The job losses are one of the impacts of the federal budget last night. The other impact is the reductions in programs and services that have been flowing through our agreements with the commonwealth. The third area of impact is around the taxation changes, of which the ACT will share a disproportionate burden to the rest of Australia. The fourth area is in relation to the infrastructure spend that occurred around the rest of the country, indeed in every other single jurisdiction, except in the ACT. So there are probably four main areas.

The second thing I would say is that it is going to have an impact on our own budget. We are currently working through the detail of that and we will do that over the next week or so.

MADAM SPEAKER: Supplementary question, Dr Bourke.

DR BOURKE: Chief Minister, are there any particular areas of service delivery in the ACT which will be affected?

MS GALLAGHER: I thank Dr Bourke for the supplementary.
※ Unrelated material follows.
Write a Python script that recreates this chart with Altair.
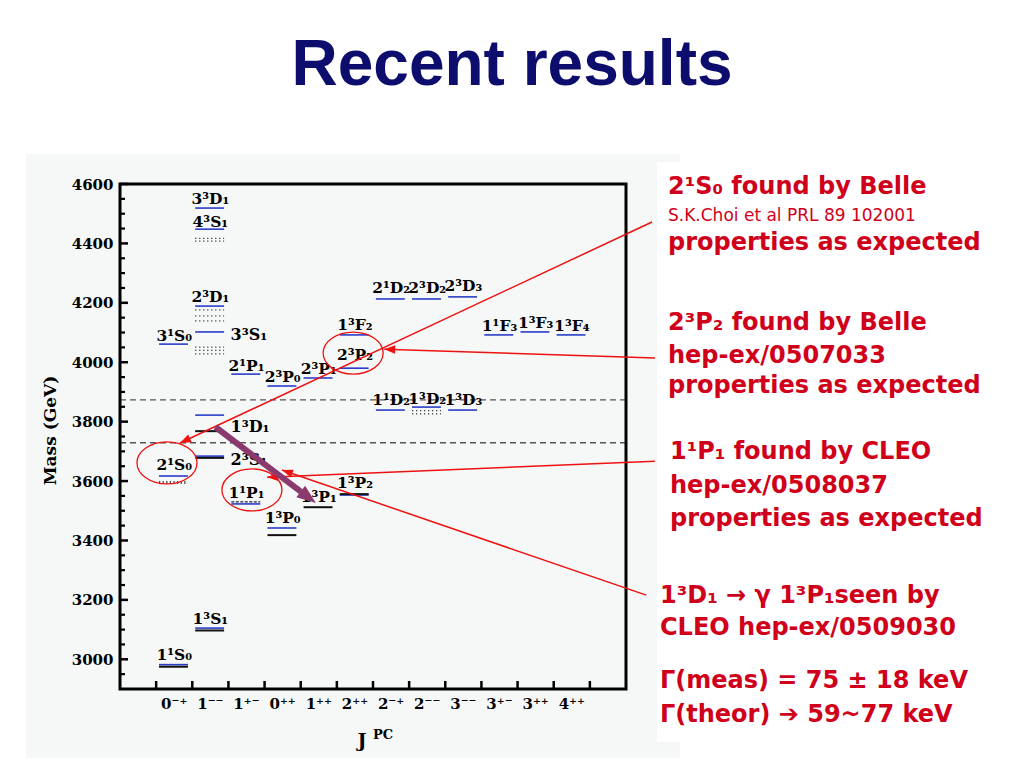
import math
import altair as alt
import pandas as pd

# ---------------- data ----------------
JPC = ["0⁻⁺", "1⁻⁻", "1⁺⁻", "0⁺⁺", "1⁺⁺", "2⁺⁺", "2⁻⁺", "2⁻⁻", "3⁻⁻", "3⁺⁻", "3⁺⁺", "4⁺⁺"]

# predicted levels (blue)
theory_col = [0, 0, 0, 1, 1, 1, 1, 1, 1, 1, 2, 2, 3, 3, 4, 5, 5, 5, 6, 6, 7, 7, 8, 8, 9, 10, 11]
theory_mass = [2982, 3617, 4061, 3105, 3684, 3822, 4102, 4189, 4448, 4519, 3523, 3960,
               3442, 3920, 3947, 3553, 3980, 4092, 3839, 4213, 3849, 4213, 3839, 4220,
               4092, 4102, 4092]
# observed levels (black)
obs_col = [0, 1, 1, 1, 3, 4, 5]
obs_mass = [2975, 3097, 3678, 3768, 3418, 3512, 3556]
# observed unresolved states (dotted)
dotted_col = [1, 1, 1, 1, 1, 1, 1, 1, 7, 7]
dotted_mass = [4417, 4408, 4176, 4156, 4139, 4051, 4040, 4028, 3837, 3826]
# hatched / dashed new observations
hatched_col = [0]
hatched_mass = [3595]
dashed_col = [2]
dashed_mass = [3530]
# open-charm thresholds
threshold_mass = [3729, 3873]

label_text = ["1¹S₀", "2¹S₀", "3¹S₀", "1³S₁", "2³D₁", "4³S₁", "3³D₁", "2³S₁", "1³D₁", "3³S₁",
              "1¹P₁", "2¹P₁", "1³P₀", "2³P₀", "1³P₁", "2³P₁", "1³P₂", "2³P₂", "1³F₂",
              "2¹D₂", "2³D₂", "2³D₃", "1¹D₂", "1³D₂", "1³D₃", "1¹F₃", "1³F₃", "1³F₄"]
label_col = [0, 0, 0, 1, 1, 1, 1, 1, 1, 1, 2, 2, 3, 3, 4, 4, 5, 5, 5, 6, 7, 8, 6, 7, 8, 9, 10, 11]
label_mass = [2997, 3637, 4071, 3119, 4203, 4455, 4533, 3671, 3782, 4092,
              3543, 3970, 3459, 3933, 3529, 3960, 3576, 4007, 4108,
              4233, 4233, 4240, 3856, 3860, 3856, 4105, 4115, 4105]
label_side = ["above"] * 7 + ["right"] * 3 + ["above"] * 18

y_major = [3000, 3200, 3400, 3600, 3800, 4000, 4200, 4400, 4600]
y_minor = [2950, 3050, 3100, 3150, 3250, 3300, 3350, 3450, 3500, 3550, 3650, 3700, 3750,
           3850, 3900, 3950, 4050, 4100, 4150, 4250, 4300, 4350, 4450, 4500, 4550]
x_ticks = [0, 1, 2, 3, 4, 5, 6, 7, 8, 9, 10, 11, 12]

# red annotation arrows: start (column units, MeV) -> tip
arrow_x1 = [13.72, 13.80, 13.80, 13.56]
arrow_m1 = [4472, 4014, 3667, 3216]
arrow_x2 = [0.66, 6.31, 3.07, 3.48]
arrow_m2 = [3728, 4044, 3613, 3637]
# red circles round the new states
circle_x = [0.30, 2.65, 5.45]
circle_m = [3661, 3570, 4031]
# 1³D₁ -> γ 1³P₁ transition
trans_x = [1.64, 4.42]
trans_m = [3782, 3526]

block1 = ["2¹S₀ found by Belle", "S.K.Choi et al PRL 89 102001", "properties as expected"]
block2 = ["2³P₂ found by Belle", "hep-ex/0507033", "properties as expected"]
block3 = ["1¹P₁ found by CLEO", "hep-ex/0508037", "properties as expected"]
block4 = ["1³D₁ → γ 1³P₁seen by", "CLEO hep-ex/0509030", "Γ(meas) = 75 ± 18 keV", "Γ(theor) ➔ 59~77 keV"]

# ---------------- layout / style ----------------
W, H = 506, 505
RED = "#d0001a"
LRED = "#ee1111"
BLUE = "#2b3cc8"
NAVY = "#0d0d6e"
PURPLE = "#8b3a6e"
SERIF = "DejaVu Serif"
SANS = "DejaVu Sans"
PXX = W / 14.0
PXY = H / 1700.0

XS = alt.Scale(domain=[-1, 13], nice=False, zero=False)
YS = alt.Scale(domain=[2900, 4600], nice=False, zero=False)
YAX = alt.Axis(values=y_major, format="d", title="Mass (GeV)", grid=False, domain=False,
               ticks=False, tickSize=0, labelPadding=7, labelFont=SERIF,
               labelFontWeight="bold", labelFontSize=15, labelColor="black",
               titleFont=SERIF, titleFontWeight="bold", titleFontSize=17, titleColor="black",
               titleAngle=270, titleX=-70, titleY=246, titleAlign="center",
               titleBaseline="middle", zindex=1)


def X(f):
    return alt.X(f, type="quantitative", scale=XS, axis=None)


def Y(f):
    return alt.Y(f, type="quantitative", scale=YS, axis=YAX)


ONE = pd.DataFrame({"k": [0]})


def seg(cols, masses):
    return pd.DataFrame({"x": [c + 0.08 for c in cols], "x2": [c + 0.88 for c in cols], "m": masses})


def levels(cols, masses, **style):
    return alt.Chart(seg(cols, masses)).mark_rule(**style).encode(
        x=X("x"), x2=alt.X2("x2"), y=Y("m"))


def txt(s, x, y, size, font=SANS, weight="bold", color=RED, align="left"):
    return alt.Chart(ONE).mark_text(text=s, font=font, fontWeight=weight, fontSize=size,
                                    color=color, align=align, baseline="alphabetic").encode(
        x=alt.value(x), y=alt.value(y))


layers = []

# slide panel and white text box
layers.append(alt.Chart(ONE).mark_rect(color="#f5f8f7").encode(
    x=alt.value(-94), x2=alt.value(560), y=alt.value(-30), y2=alt.value(600)))
layers.append(alt.Chart(ONE).mark_rect(color="white").encode(
    x=alt.value(537), x2=alt.value(900), y=alt.value(-22), y2=alt.value(558)))

# thresholds
layers.append(alt.Chart(pd.DataFrame({"m": threshold_mass})).mark_rule(
    color="#555555", strokeWidth=1.3, strokeDash=[6, 4]).encode(y=Y("m")))

# levels
layers.append(levels(theory_col, theory_mass, color=BLUE, strokeWidth=1.6))
layers.append(levels(obs_col, obs_mass, color="#111111", strokeWidth=2))
layers.append(levels(dotted_col, dotted_mass, color="#333333", strokeWidth=1.3, strokeDash=[1.2, 2.8]))
layers.append(levels(hatched_col, hatched_mass, color="#444444", strokeWidth=3, strokeDash=[1.2, 2.4]))
layers.append(levels(dashed_col, dashed_mass, color="#222244", strokeWidth=1.4, strokeDash=[3, 1.5]))

# level labels
lab = pd.DataFrame({"t": label_text, "col": label_col, "m": label_mass, "side": label_side})
lab["x"] = [c + 0.5 if s == "above" else c + 1.06 for c, s in zip(lab["col"], lab["side"])]
layers.append(alt.Chart(lab[lab["side"] == "above"]).mark_text(
    font=SERIF, fontWeight="bold", fontSize=15.5, color="black", align="center",
    baseline="alphabetic").encode(x=X("x"), y=Y("m"), text="t:N"))
layers.append(alt.Chart(lab[lab["side"] == "right"]).mark_text(
    font=SERIF, fontWeight="bold", fontSize=16, color="black", align="left",
    baseline="middle").encode(x=X("x"), y=Y("m"), text="t:N"))

# inward ticks
layers.append(alt.Chart(pd.DataFrame({"m": y_major})).mark_rule(color="black", strokeWidth=2.5).encode(
    y=Y("m"), x=alt.value(0), x2=alt.value(8)))
layers.append(alt.Chart(pd.DataFrame({"m": y_minor})).mark_rule(color="black", strokeWidth=2.2).encode(
    y=Y("m"), x=alt.value(0), x2=alt.value(5)))
layers.append(alt.Chart(pd.DataFrame({"x": x_ticks})).mark_rule(color="black", strokeWidth=2.5).encode(
    x=X("x"), y=alt.value(H), y2=alt.value(H - 8)))

# x category labels
xl = pd.DataFrame({"t": JPC, "x": [i + 0.5 for i in range(len(JPC))]})
layers.append(alt.Chart(xl).mark_text(font=SERIF, fontWeight="bold", fontSize=15, color="black",
                                      align="center", baseline="alphabetic").encode(
    x=X("x"), y=alt.value(525), text="t:N"))
layers.append(txt("J", 242, 563, 19, font=SERIF, color="black", align="center"))
layers.append(txt("PC", 253, 555, 13, font=SERIF, color="black"))

# frame
layers.append(alt.Chart(ONE).mark_rect(filled=False, stroke="black", strokeWidth=3).encode(
    x=alt.value(0), x2=alt.value(W), y=alt.value(0), y2=alt.value(H)))

# red circles
ELL = ("M-1,0 C-1,-0.3866 -0.5523,-0.7 0,-0.7 C0.5523,-0.7 1,-0.3866 1,0 "
       "C1,0.3866 0.5523,0.7 0,0.7 C-0.5523,0.7 -1,0.3866 -1,0 Z")
layers.append(alt.Chart(pd.DataFrame({"x": circle_x, "m": circle_m})).mark_point(
    shape=ELL, filled=False, stroke=LRED, strokeWidth=1.3, size=3600, opacity=1).encode(
    x=X("x"), y=Y("m")))

HEAD = "M0,0 L-0.38,1 L0.38,1 Z"


def ang(x1, m1, x2, m2):
    return (math.degrees(math.atan2((x2 - x1) * PXX, (m2 - m1) * PXY)) + 360) % 360


# red arrows
ar = pd.DataFrame({"x": arrow_x1, "m": arrow_m1, "x2": arrow_x2, "m2": arrow_m2})
ar["angle"] = [ang(a, b, c, d) for a, b, c, d in zip(arrow_x1, arrow_m1, arrow_x2, arrow_m2)]
layers.append(alt.Chart(ar).mark_rule(color=LRED, strokeWidth=1.5).encode(
    x=X("x"), y=Y("m"), x2=alt.X2("x2"), y2=alt.Y2("m2")))
layers.append(alt.Chart(ar).mark_point(shape=HEAD, filled=True, fill=LRED, strokeWidth=0,
                                       size=484, opacity=1).encode(
    x=X("x2"), y=Y("m2"), angle=alt.Angle("angle:Q", scale=None)))

# purple transition arrow
hx, hm = trans_x[1], trans_m[1]
dxp = (trans_x[1] - trans_x[0]) * PXX
dyp = (trans_m[1] - trans_m[0]) * PXY
L = math.hypot(dxp, dyp)
back = 0.6 * 19 / L
tr = pd.DataFrame({"x": [trans_x[0]], "m": [trans_m[0]],
                   "x2": [hx - back * (trans_x[1] - trans_x[0])],
                   "m2": [hm - back * (trans_m[1] - trans_m[0])]})
layers.append(alt.Chart(tr).mark_rule(color=PURPLE, strokeWidth=6).encode(
    x=X("x"), y=Y("m"), x2=alt.X2("x2"), y2=alt.Y2("m2")))
th = pd.DataFrame({"x": [hx], "m": [hm], "angle": [ang(trans_x[0], trans_m[0], hx, hm)]})
layers.append(alt.Chart(th).mark_point(shape=HEAD, filled=True, fill=PURPLE, strokeWidth=0,
                                       size=1444, opacity=1).encode(
    x=X("x"), y=Y("m"), angle=alt.Angle("angle:Q", scale=None)))

# slide title
layers.append(txt("Recent results", 392, -99, 64, font="Liberation Sans", color=NAVY, align="center"))

# red annotation text
layers.append(txt(block1[0], 548, 10, 24))
layers.append(txt(block1[1], 548, 37, 17, weight="normal"))
layers.append(txt(block1[2], 548, 66, 24))
for s, y in zip(block2, [146, 179, 209]):
    layers.append(txt(s, 548, y, 24))
for s, y in zip(block3, [275, 309, 342]):
    layers.append(txt(s, 550, y, 24))
for s, y in zip(block4, [419, 451, 504, 538]):
    layers.append(txt(s, 540, y, 24))

chart = alt.layer(*layers).properties(
    width=W, height=H,
    autosize=alt.AutoSizeParams(type="none"),
    padding={"left": 112, "top": 176, "right": 390, "bottom": 69},
    background="white",
).configure_view(strokeWidth=0)

chart.save("out.html", embed_options={"renderer": "svg", "actions": False})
The federal budget will have significant impacts on service delivery here in the ACT. We are trying to work through many hundreds of pages and the financial tables contained in the detail that has been released.

We do know that essentially the national healthcare reforms have been torn up. That agreement does not exist. They have walked away from activity-based funding, from the funding guarantee and from a fairer share of funding into the future, which was part of, and central to, the reforms as they were signed up to several years ago. So that is a big problem.

I note the silence from the opposition. Every other Liberal party in the country is screaming about this from the rooftop. All the premiers are out today. All of them are aware that they have a massive hole in their budgets that was created last night—a massive one. They are criticising the federal government for it, but the gang of Abbott apologists over there remain silent and have nothing to say about a federal budget that—

Mr Hanson interjecting—

MS GALLAGHER: To all intents and purposes, it did not happen last night! Nobody saw it! Nothing to say! Nothing to say! Didn’t see it! No impact! It is just to absolutely ignore and pretend that this will go away. Well, it will not.